Monday, December 12, 2011

We Need A Little Christmas

Boy, don’t people just piss you off?  Is there no end to the things they will do seemingly just to get your blood to boil?  And I’m not talking about David Cameron, Obama, Newt or the morons running the EU, I’m talking about the “special” people – you know, those people to whom The Rules do not apply – who do things like move the bollards so they can drive through a pedestrian area full of Christmas shoppers.
The problem is, once you get into a rant about people like that, you’ll be there all day if you don’t stop; it’s like eating potato chips.  And that’s what I said to the lady at the till in the shop where I was making a Christmas purchase (in the interest of keeping it a surprise for my wife, I won’t mention what shop it was).  The woman agreed (shop keepers are generally agreeable when you are handing money over to them) and we decided it was best to just leave the special people alone and just let them go on being special; no sense letting them ruin your day.
By the way, the woman in the shop started it; I may be turning into a grumpy old man, but I had been feeling quite chipper—peace on earth, good will toward men and all that—when I entered the store.  Once she began, however, it wasn’t long before I picked up the refrain and starting singing from the same hymn sheet.
After our agreed cease-fire I left the shop feeling as chipper as when I had gone in, which is a good thing because it was such a lovely, sunny day and I was out Christmas shopping in a town where Christmas shopping is a delight.

The Market Place
Unlike in a lot of places—US or UK—where shopping involves fighting traffic on the way to the mall, vying for a parking space once you get to the mall and then contending with crowds as you make your way through the vast labyrinth from store to store to store, all I need to do is walk five minutes into town and I’m in a Christmas wonderland.
Although we have a mall, it is well hidden behind traditional shops and, inside, its halls are festively decked and some of the employees are encouraged to get into the spirit by dressing up.  Outside, the shops are likewise decorated and the Saturday market—throughout December—is complimented by a Sunday Christmas market.   And every Saturday at noon a band plays in the Carfax bandstand.

What a 101 Dalmatians theme has to do with Christmas,
I don't know.
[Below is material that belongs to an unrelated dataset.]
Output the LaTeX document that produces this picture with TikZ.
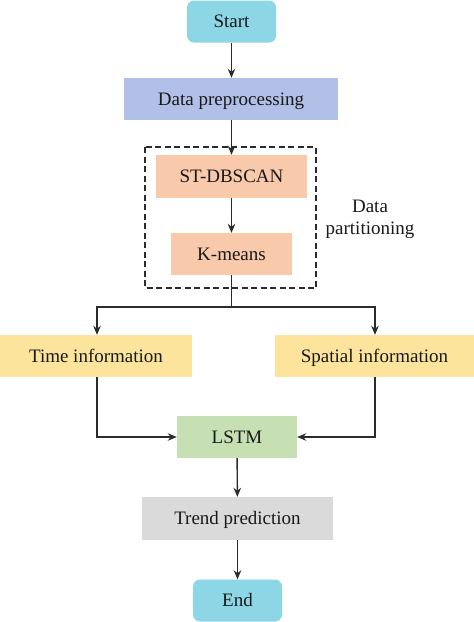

And what a green dragon has to do with
either Christmas or 101 Dalmatians, I don't know either.

The Carfax Bandstand
On days like today, when the sun is shining and it is agreeably warm, it is an absolute pleasure to wander among the stalls and peruse the wares in the shops.  It almost makes the startlingly long queue at the Post Office worth the hassle.
So despite Cameron and his ilk, and the moron bollard-mover, peace, tranquility and good will reigned.  At least until I get home and turned on the news.